自分自身の容姿については宗教上にいうところの「諦め」に入っているが、弓道や絵を描くことの美については、もう少しどうにかならないかと思案する。そして、なかなか近づけないもどかしさがある。
真の中に美があるということは、自然の中にある法則、すなわち先日のフィボナッチ数列や、黄金比などからも分かるように、ある法則の中から生まれてくる。これは、自然の中に育った人は、生きていく中で自然に身についていて、求める美は共通するのではないかと思う。例えば桜の満開の花を観ると、誰もがため息をつくことや、天気の良い日に山を仰げばその神々しさに感動する。そのことが真の美と思う。
それで、現代美術のアートはよく分からないが、美しいものを追求しそれを壊すことも面白い物が生まれる「へうげもの」の、漫画でもあった崩れた形の茶碗や絵も芸術として認められるが、ここには好みが生じる。
好き嫌いなしに、誰もが感動する絵や弓を引く姿はそこに真実というものがあるのだろうと思うが、生半可なものでは誰も感動しないのである。
弓道は、一瞬一瞬が過ぎて、感動の射は同じ空気を吸う人の心を揺さぶる。
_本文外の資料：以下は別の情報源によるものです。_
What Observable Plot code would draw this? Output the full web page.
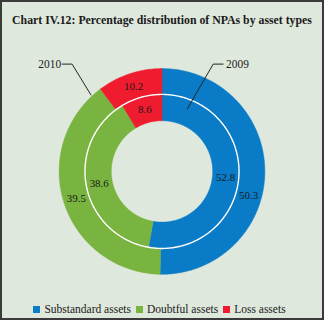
<!DOCTYPE html>
<html>
<head>
<meta charset="utf-8">
<script src="https://cdn.jsdelivr.net/npm/d3@7"></script>
<script src="https://cdn.jsdelivr.net/npm/@observablehq/plot@0.6"></script>
<style>
  html, body { margin: 0; padding: 0; background: #fff; }
  #frame {
    position: relative; width: 324px; height: 320px; box-sizing: border-box;
    border: 2px solid #3a3a3a; background: #dfe8dc; overflow: hidden;
    font-family: "Liberation Serif", serif; color: #1a1a1a;
  }
  #title {
    position: absolute; left: 0; right: 0; top: 11px; text-align: center;
    font-weight: bold; font-size: 11.8px; line-height: 14px; white-space: nowrap;
  }
  #chart { position: absolute; left: -2px; top: -2px; }
  #legend { position: absolute; left: 0; right: 0; top: 300px; height: 14px; display: flex; justify-content: center; }
  #legend, #legend * { font-family: "Liberation Serif", serif !important; font-size: 11.5px !important; color: #1a1a1a !important; }
  #legend > div {
    justify-content: center !important; min-height: 0 !important; margin: 0 !important; line-height: 14px !important;
    display: flex !important; align-items: center !important; flex-wrap: nowrap !important;
  }
  #legend > div > span { margin-right: 5px !important; display: inline-flex !important; align-items: center !important; }
  #legend > div > span svg { margin-right: 4px !important; }
</style>
</head>
<body>
<div id="frame">
  <div id="title">Chart IV.12: Percentage distribution of NPAs by asset types</div>
  <div id="chart"></div>
  <div id="legend"></div>
</div>
<script>
const categories = ["Substandard assets", "Doubtful assets", "Loss assets"];
const years = ["2009", "2010"];
const values2009 = [52.8, 38.6, 8.6];
const values2010 = [50.3, 39.5, 10.2];
const colors = ["#0a7bc6", "#78b43f", "#ee1c2e"];

// layout (page pixels)
const W = 324, H = 321;
const cx = 162.5, cy = 172;
const rings = {
  "2009": {r0: 51, r1: 77.5, values: values2009},
  "2010": {r0: 77.5, r1: 103.5, values: values2010}
};
const labelNudge = {"2010|Substandard assets": 15}; // degrees

function pt(r, deg) {
  const a = deg * Math.PI / 180;
  return {x: cx + r * Math.sin(a), y: cy - r * Math.cos(a)};
}

const marks = [];
const labels = [];
for (const yr of years) {
  const {r0, r1, values} = rings[yr];
  const total = d3.sum(values);
  let start = 0;
  values.forEach((v, i) => {
    const a0 = start / total * 360, a1 = (start + v) / total * 360;
    start += v;
    const n = Math.max(4, Math.ceil(a1 - a0));
    const poly = [];
    for (let k = 0; k <= n; k++) poly.push(pt(r1, a0 + (a1 - a0) * k / n));
    for (let k = n; k >= 0; k--) poly.push(pt(r0, a0 + (a1 - a0) * k / n));
    poly.push(poly[0]);
    marks.push(Plot.line(poly, {x: "x", y: "y", fill: colors[i], stroke: colors[i], strokeWidth: 0.5, curve: "linear"}));
    const mid = (a0 + a1) / 2 + (labelNudge[yr + "|" + categories[i]] || 0);
    const p = pt((r0 + r1) / 2, mid);
    labels.push({x: p.x, y: p.y, text: v.toFixed(1)});
  });
}
// white separator between rings
const circ = d3.range(0, 361, 1).map(d => pt(77.5, d));
marks.push(Plot.line(circ, {x: "x", y: "y", stroke: "#ffffff", strokeWidth: 1.4, curve: "linear"}));

marks.push(Plot.text(labels, {x: "x", y: "y", text: "text", fontFamily: "Liberation Serif", fontSize: 11, fill: "#1a1a1a"}));

// leader lines for years
const lead2010 = [{x: 62, y: 64}, {x: 72, y: 64}, {x: 91, y: 95}];
const lead2009 = [{x: 224, y: 64}, {x: 214, y: 64}, {x: 188, y: 109}];
marks.push(Plot.line(lead2010, {x: "x", y: "y", stroke: "#222", strokeWidth: 1}));
marks.push(Plot.line(lead2009, {x: "x", y: "y", stroke: "#222", strokeWidth: 1}));
marks.push(Plot.text([{x: 61, y: 64, t: years[1]}], {x: "x", y: "y", text: "t", textAnchor: "end", fontFamily: "Liberation Serif", fontSize: 11.5, fill: "#1a1a1a"}));
marks.push(Plot.text([{x: 227, y: 64, t: years[0]}], {x: "x", y: "y", text: "t", textAnchor: "start", fontFamily: "Liberation Serif", fontSize: 11.5, fill: "#1a1a1a"}));

const chart = Plot.plot({
  width: W, height: H, margin: 0,
  x: {domain: [0, W], axis: null},
  y: {domain: [H, 0], axis: null},
  style: {background: "transparent", overflow: "visible"},
  marks
});
document.getElementById("chart").appendChild(chart);

const legend = Plot.legend({
  color: {type: "ordinal", domain: categories, range: colors},
  legend: "swatches", swatchSize: 7, className: "lg"
});
document.getElementById("legend").appendChild(legend);
</script>
</body>
</html>
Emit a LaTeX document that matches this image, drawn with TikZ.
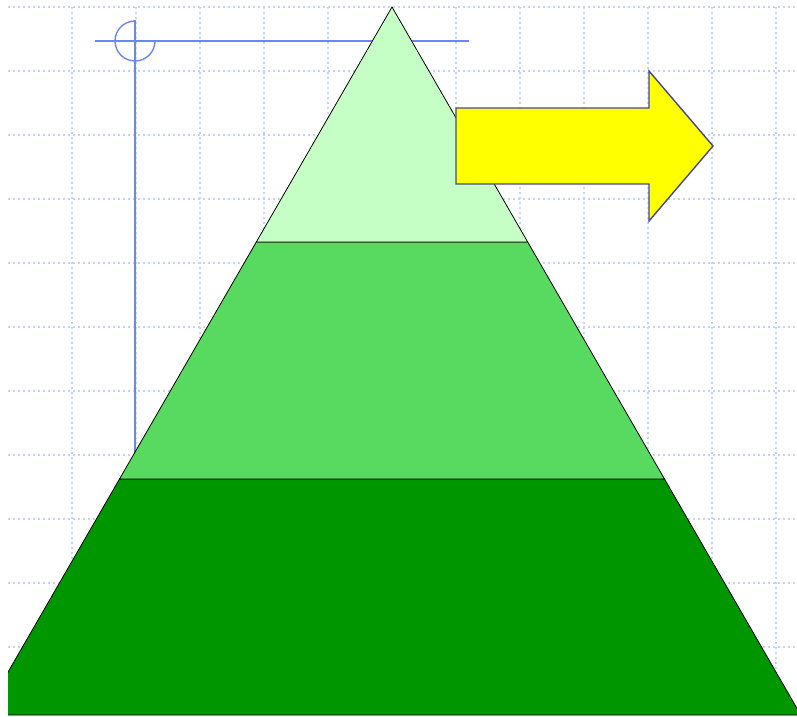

そして、後には個々の脳裏に感動だけが残り、実体は残らない。ところが、恐ろしいことにこの頃は「you tube」で、高段の先生方の射をたやすく観ることが出来てしまう。映像に対して皆はどう思って観るのだろう。
良い物を観た後の写真は、旅行で景色の写真を撮るようなもので、そこには、本物の感動ではなく、思い出としての写真となる。この前の、皇室の宝物も、出来れば触れてみたい。もう一度見たいと思う気持ちを本で眺める。
写真家の写真は、ファインダーを通して真の美を追求していくのだと思う。芸術的な切り取りや、光の計算をしたり、別の素晴らしいものが表現されていて驚く。
さて、筆が動かない、弓が満足に引けない。こんな時、「稚拙」という言葉が浮かんでしまう。これって私のことなのだ。幼稚な拙者である。